● **Short task**: Quote the listing below in its entirety, omitting every image.

>> begin Information provided

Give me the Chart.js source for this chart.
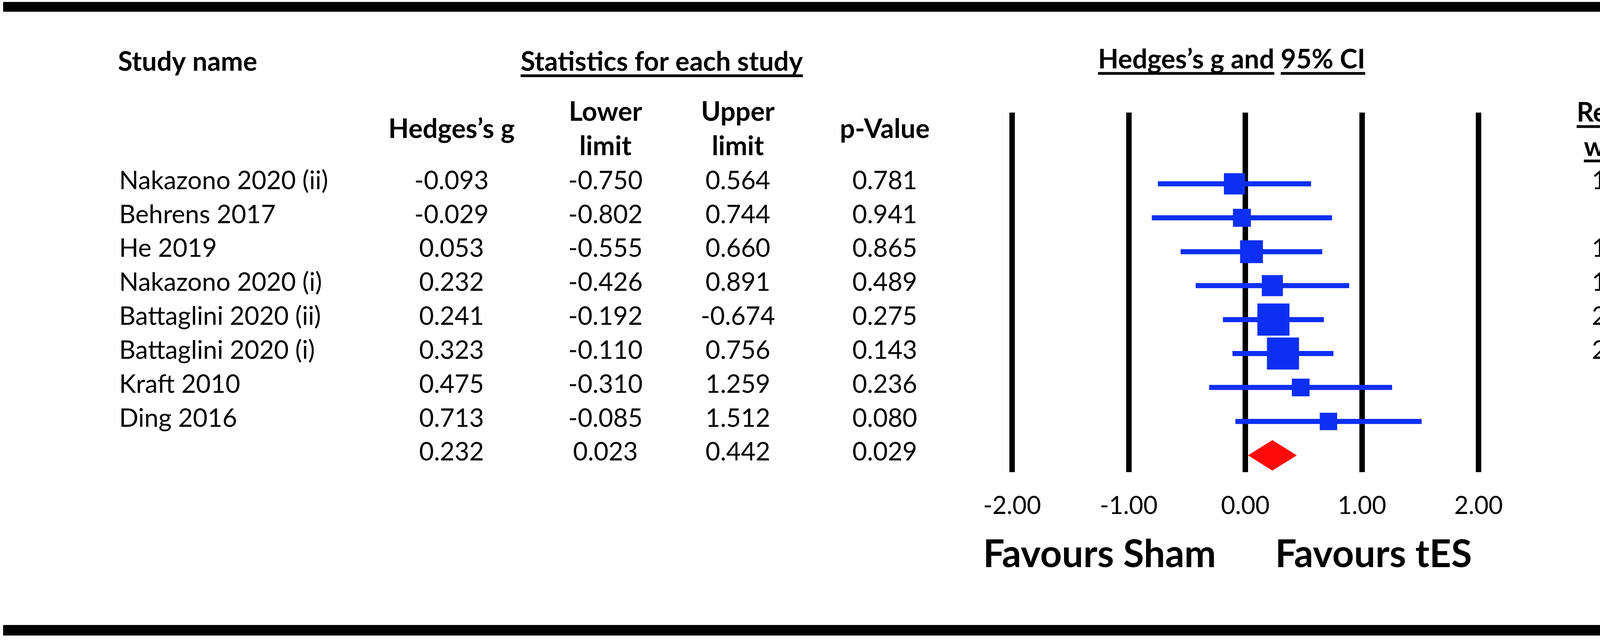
<!DOCTYPE html>
<html>
<head>
<meta charset="utf-8">
<title>Forest plot - Hedges's g</title>
<script src="https://cdn.jsdelivr.net/npm/chart.js@4.4.0/dist/chart.umd.min.js"></script>
<style>
  html, body { margin: 0; padding: 0; background: #fff; }
  canvas { display: block; }
</style>
</head>
<body>
<canvas id="forest" width="4328" height="1640"></canvas>
<script>
// --- 数据 ---
const studies = ['Nakazono 2020 (ii)', 'Behrens 2017', 'He 2019', 'Nakazono 2020 (i)',
  'Battaglini 2020 (ii)', 'Battaglini 2020 (i)', 'Kraft 2010', 'Ding 2016'];
const hedgesG = [-0.093, -0.029, 0.053, 0.232, 0.241, 0.323, 0.475, 0.713];
const lowerLimit = [-0.750, -0.802, -0.555, -0.426, -0.192, -0.110, -0.310, -0.085];
const upperLimit = [0.564, 0.744, 0.660, 0.891, 0.674, 0.756, 1.259, 1.512];
const pValues = [0.781, 0.941, 0.865, 0.489, 0.275, 0.143, 0.236, 0.080];
const relWeight = [10.14, 7.32, 11.84, 10.08, 23.33, 23.32, 7.11, 6.86];

const pooledG = 0.232;
const pooledLower = 0.023;
const pooledUpper = 0.442;
const pooledP = 0.029;

const xTicks = [-2, -1, 0, 1, 2];

// 表格里印出来的上限 (原图 Battaglini 2020 (ii) 印成了负号)
const upperPrinted = upperLimit.map(v => v.toFixed(3));
upperPrinted[4] = '-0.674';

const BLUE = '#0d2ff4';
const RED = '#ff0a0a';
const FONT = 'Lato, "Open Sans", sans-serif';
const BODY_SIZE = 65;
const HEAD_SIZE = 68;
const pooledRow = studies.length;

// --- 绘制辅助 ---
function drawText(ctx, str, x, cy, opt) {
  const size = opt.size || (opt.bold ? HEAD_SIZE : BODY_SIZE);
  ctx.font = (opt.bold ? 'bold ' : '') + size + 'px ' + FONT;
  ctx.fillStyle = '#000';
  ctx.textAlign = opt.align || 'center';
  ctx.textBaseline = 'alphabetic';
  const base = cy + size * 0.36;
  ctx.fillText(str, x, base);
  if (opt.underline) {
    const w = ctx.measureText(str).width;
    let left = x;
    if (ctx.textAlign === 'center') left = x - w / 2;
    else if (ctx.textAlign === 'right') left = x - w;
    const segs = opt.breakAfter
      ? [[0, ctx.measureText(opt.breakAfter).width], [ctx.measureText(opt.breakAfter + ' ').width, w]]
      : [[0, w]];
    segs.forEach(s => ctx.fillRect(left + s[0], base + size * 0.13, s[1] - s[0], 7));
  }
}

const tablePlugin = {
  id: 'forestTable',
  beforeDraw(chart) {
    const ctx = chart.ctx;
    ctx.save();
    ctx.fillStyle = '#fff';
    ctx.fillRect(0, 0, chart.width, chart.height);
    ctx.restore();
  },
  afterDraw(chart) {
    const ctx = chart.ctx;
    const ys = chart.scales.y;
    const xs = chart.scales.x;
    const rowY = i => ys.getPixelForValue(i) - 10;
    const col = { name: 305, g: 1156, lower: 1550, upper: 1889, p: 2265, weight: 4158 };

    ctx.save();
    // 上下粗线
    ctx.fillStyle = '#000';
    ctx.fillRect(8, 5, 4292, 25);
    ctx.fillRect(8, 1599, 4292, 27);

    // 表头
    drawText(ctx, 'Study name', 302, 157, { bold: true, align: 'left' });
    drawText(ctx, 'Statistics for each study', 1694, 157, { bold: true, underline: true });
    drawText(ctx, 'Hedges\u2019s g and 95% CI', 3153, 151, { bold: true, underline: true, breakAfter: 'Hedges\u2019s g and' });
    drawText(ctx, 'Hedges\u2019s g', col.g, 329, { bold: true });
    drawText(ctx, 'Lower', col.lower, 285, { bold: true });
    drawText(ctx, 'limit', col.lower, 373, { bold: true });
    drawText(ctx, 'Upper', col.upper, 285, { bold: true });
    drawText(ctx, 'limit', col.upper, 373, { bold: true });
    drawText(ctx, 'p-Value', col.p, 329, { bold: true });
    drawText(ctx, 'Relative', col.weight, 287, { bold: true, underline: true });
    drawText(ctx, 'weight', col.weight, 375, { bold: true, underline: true });

    // 各研究
    studies.forEach((name, i) => {
      const y = rowY(i);
      drawText(ctx, name, col.name, y, { align: 'left' });
      drawText(ctx, hedgesG[i].toFixed(3), col.g, y, {});
      drawText(ctx, lowerLimit[i].toFixed(3), col.lower, y, {});
      drawText(ctx, upperPrinted[i], col.upper, y, {});
      drawText(ctx, pValues[i].toFixed(3), col.p, y, {});
      drawText(ctx, relWeight[i].toFixed(2), col.weight, y, {});
    });

    // 合并效应
    const py = rowY(pooledRow);
    drawText(ctx, pooledG.toFixed(3), col.g, py, {});
    drawText(ctx, pooledLower.toFixed(3), col.lower, py, {});
    drawText(ctx, pooledUpper.toFixed(3), col.upper, py, {});
    drawText(ctx, pooledP.toFixed(3), col.p, py, {});

    // 方向标签
    drawText(ctx, 'Favours Sham', xs.getPixelForValue(-1.25), 1416, { bold: true, size: 97 });
    drawText(ctx, 'Favours tES', xs.getPixelForValue(1.1), 1416, { bold: true, size: 97 });
    ctx.restore();
  }
};

function buildChart() {
  // 每个研究一条置信区间线段
  const ciSets = studies.map((s, i) => ({
    type: 'line',
    data: [{ x: lowerLimit[i], y: i }, { x: upperLimit[i], y: i }],
    borderColor: BLUE,
    borderWidth: 13,
    borderCapStyle: 'butt',
    pointRadius: 0,
    fill: false
  }));

  const diamond = [
    { x: pooledLower, y: pooledRow },
    { x: pooledG, y: pooledRow - 0.45 },
    { x: pooledUpper, y: pooledRow },
    { x: pooledG, y: pooledRow + 0.45 },
    { x: pooledLower, y: pooledRow }
  ];

  const squareRadius = relWeight.map(w => 17 * Math.sqrt(w) / Math.SQRT2);

  new Chart(document.getElementById('forest'), {
    type: 'scatter',
    data: {
      datasets: [
        {
          type: 'scatter',
          data: hedgesG.map((g, i) => ({ x: g, y: i })),
          pointStyle: 'rect',
          pointRadius: squareRadius,
          pointHoverRadius: squareRadius,
          backgroundColor: BLUE,
          borderWidth: 0
        },
        ...ciSets,
        {
          type: 'line',
          data: diamond,
          borderWidth: 0,
          borderColor: RED,
          backgroundColor: RED,
          pointRadius: 0,
          tension: 0,
          fill: 'shape'
        }
      ]
    },
    options: {
      responsive: false,
      animation: false,
      devicePixelRatio: 1,
      layout: { padding: { left: 2591, right: 543, top: 288, bottom: 260 } },
      plugins: { legend: { display: false }, tooltip: { enabled: false } },
      scales: {
        x: {
          type: 'linear',
          min: -2,
          max: 2,
          afterBuildTicks: s => { s.ticks = xTicks.map(v => ({ value: v })); },
          grid: { color: '#000', lineWidth: 14, drawTicks: false },
          border: { display: false },
          ticks: {
            color: '#000',
            padding: 48,
            font: { family: FONT, size: 63 },
            maxRotation: 0,
            callback: v => Number(v).toFixed(2)
          }
        },
        y: {
          type: 'linear',
          display: false,
          reverse: true,
          min: -2.1,
          max: 8.5
        }
      }
    },
    plugins: [tablePlugin]
  });
}

// --- 启动 ---
if (document.fonts && document.fonts.load) {
  Promise.all([
    document.fonts.load('64px Lato'),
    document.fonts.load('bold 64px Lato')
  ]).then(buildChart, buildChart);
} else {
  buildChart();
}
</script>
</body>
</html>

>> end Information provided

● **Answer to this task**:
Give me the Chart.js source for this chart.
<!DOCTYPE html>
<html>
<head>
<meta charset="utf-8">
<title>Forest plot - Hedges's g</title>
<script src="https://cdn.jsdelivr.net/npm/chart.js@4.4.0/dist/chart.umd.min.js"></script>
<style>
  html, body { margin: 0; padding: 0; background: #fff; }
  canvas { display: block; }
</style>
</head>
<body>
<canvas id="forest" width="4328" height="1640"></canvas>
<script>
// --- 数据 ---
const studies = ['Nakazono 2020 (ii)', 'Behrens 2017', 'He 2019', 'Nakazono 2020 (i)',
  'Battaglini 2020 (ii)', 'Battaglini 2020 (i)', 'Kraft 2010', 'Ding 2016'];
const hedgesG = [-0.093, -0.029, 0.053, 0.232, 0.241, 0.323, 0.475, 0.713];
const lowerLimit = [-0.750, -0.802, -0.555, -0.426, -0.192, -0.110, -0.310, -0.085];
const upperLimit = [0.564, 0.744, 0.660, 0.891, 0.674, 0.756, 1.259, 1.512];
const pValues = [0.781, 0.941, 0.865, 0.489, 0.275, 0.143, 0.236, 0.080];
const relWeight = [10.14, 7.32, 11.84, 10.08, 23.33, 23.32, 7.11, 6.86];

const pooledG = 0.232;
const pooledLower = 0.023;
const pooledUpper = 0.442;
const pooledP = 0.029;

const xTicks = [-2, -1, 0, 1, 2];

// 表格里印出来的上限 (原图 Battaglini 2020 (ii) 印成了负号)
const upperPrinted = upperLimit.map(v => v.toFixed(3));
upperPrinted[4] = '-0.674';

const BLUE = '#0d2ff4';
const RED = '#ff0a0a';
const FONT = 'Lato, "Open Sans", sans-serif';
const BODY_SIZE = 65;
const HEAD_SIZE = 68;
const pooledRow = studies.length;

// --- 绘制辅助 ---
function drawText(ctx, str, x, cy, opt) {
  const size = opt.size || (opt.bold ? HEAD_SIZE : BODY_SIZE);
  ctx.font = (opt.bold ? 'bold ' : '') + size + 'px ' + FONT;
  ctx.fillStyle = '#000';
  ctx.textAlign = opt.align || 'center';
  ctx.textBaseline = 'alphabetic';
  const base = cy + size * 0.36;
  ctx.fillText(str, x, base);
  if (opt.underline) {
    const w = ctx.measureText(str).width;
    let left = x;
    if (ctx.textAlign === 'center') left = x - w / 2;
    else if (ctx.textAlign === 'right') left = x - w;
    const segs = opt.breakAfter
      ? [[0, ctx.measureText(opt.breakAfter).width], [ctx.measureText(opt.breakAfter + ' ').width, w]]
      : [[0, w]];
    segs.forEach(s => ctx.fillRect(left + s[0], base + size * 0.13, s[1] - s[0], 7));
  }
}

const tablePlugin = {
  id: 'forestTable',
  beforeDraw(chart) {
    const ctx = chart.ctx;
    ctx.save();
    ctx.fillStyle = '#fff';
    ctx.fillRect(0, 0, chart.width, chart.height);
    ctx.restore();
  },
  afterDraw(chart) {
    const ctx = chart.ctx;
    const ys = chart.scales.y;
    const xs = chart.scales.x;
    const rowY = i => ys.getPixelForValue(i) - 10;
    const col = { name: 305, g: 1156, lower: 1550, upper: 1889, p: 2265, weight: 4158 };

    ctx.save();
    // 上下粗线
    ctx.fillStyle = '#000';
    ctx.fillRect(8, 5, 4292, 25);
    ctx.fillRect(8, 1599, 4292, 27);

    // 表头
    drawText(ctx, 'Study name', 302, 157, { bold: true, align: 'left' });
    drawText(ctx, 'Statistics for each study', 1694, 157, { bold: true, underline: true });
    drawText(ctx, 'Hedges\u2019s g and 95% CI', 3153, 151, { bold: true, underline: true, breakAfter: 'Hedges\u2019s g and' });
    drawText(ctx, 'Hedges\u2019s g', col.g, 329, { bold: true });
    drawText(ctx, 'Lower', col.lower, 285, { bold: true });
    drawText(ctx, 'limit', col.lower, 373, { bold: true });
    drawText(ctx, 'Upper', col.upper, 285, { bold: true });
    drawText(ctx, 'limit', col.upper, 373, { bold: true });
    drawText(ctx, 'p-Value', col.p, 329, { bold: true });
    drawText(ctx, 'Relative', col.weight, 287, { bold: true, underline: true });
    drawText(ctx, 'weight', col.weight, 375, { bold: true, underline: true });

    // 各研究
    studies.forEach((name, i) => {
      const y = rowY(i);
      drawText(ctx, name, col.name, y, { align: 'left' });
      drawText(ctx, hedgesG[i].toFixed(3), col.g, y, {});
      drawText(ctx, lowerLimit[i].toFixed(3), col.lower, y, {});
      drawText(ctx, upperPrinted[i], col.upper, y, {});
      drawText(ctx, pValues[i].toFixed(3), col.p, y, {});
      drawText(ctx, relWeight[i].toFixed(2), col.weight, y, {});
    });

    // 合并效应
    const py = rowY(pooledRow);
    drawText(ctx, pooledG.toFixed(3), col.g, py, {});
    drawText(ctx, pooledLower.toFixed(3), col.lower, py, {});
    drawText(ctx, pooledUpper.toFixed(3), col.upper, py, {});
    drawText(ctx, pooledP.toFixed(3), col.p, py, {});

    // 方向标签
    drawText(ctx, 'Favours Sham', xs.getPixelForValue(-1.25), 1416, { bold: true, size: 97 });
    drawText(ctx, 'Favours tES', xs.getPixelForValue(1.1), 1416, { bold: true, size: 97 });
    ctx.restore();
  }
};

function buildChart() {
  // 每个研究一条置信区间线段
  const ciSets = studies.map((s, i) => ({
    type: 'line',
    data: [{ x: lowerLimit[i], y: i }, { x: upperLimit[i], y: i }],
    borderColor: BLUE,
    borderWidth: 13,
    borderCapStyle: 'butt',
    pointRadius: 0,
    fill: false
  }));

  const diamond = [
    { x: pooledLower, y: pooledRow },
    { x: pooledG, y: pooledRow - 0.45 },
    { x: pooledUpper, y: pooledRow },
    { x: pooledG, y: pooledRow + 0.45 },
    { x: pooledLower, y: pooledRow }
  ];

  const squareRadius = relWeight.map(w => 17 * Math.sqrt(w) / Math.SQRT2);

  new Chart(document.getElementById('forest'), {
    type: 'scatter',
    data: {
      datasets: [
        {
          type: 'scatter',
          data: hedgesG.map((g, i) => ({ x: g, y: i })),
          pointStyle: 'rect',
          pointRadius: squareRadius,
          pointHoverRadius: squareRadius,
          backgroundColor: BLUE,
          borderWidth: 0
        },
        ...ciSets,
        {
          type: 'line',
          data: diamond,
          borderWidth: 0,
          borderColor: RED,
          backgroundColor: RED,
          pointRadius: 0,
          tension: 0,
          fill: 'shape'
        }
      ]
    },
    options: {
      responsive: false,
      animation: false,
      devicePixelRatio: 1,
      layout: { padding: { left: 2591, right: 543, top: 288, bottom: 260 } },
      plugins: { legend: { display: false }, tooltip: { enabled: false } },
      scales: {
        x: {
          type: 'linear',
          min: -2,
          max: 2,
          afterBuildTicks: s => { s.ticks = xTicks.map(v => ({ value: v })); },
          grid: { color: '#000', lineWidth: 14, drawTicks: false },
          border: { display: false },
          ticks: {
            color: '#000',
            padding: 48,
            font: { family: FONT, size: 63 },
            maxRotation: 0,
            callback: v => Number(v).toFixed(2)
          }
        },
        y: {
          type: 'linear',
          display: false,
          reverse: true,
          min: -2.1,
          max: 8.5
        }
      }
    },
    plugins: [tablePlugin]
  });
}

// --- 启动 ---
if (document.fonts && document.fonts.load) {
  Promise.all([
    document.fonts.load('64px Lato'),
    document.fonts.load('bold 64px Lato')
  ]).then(buildChart, buildChart);
} else {
  buildChart();
}
</script>
</body>
</html>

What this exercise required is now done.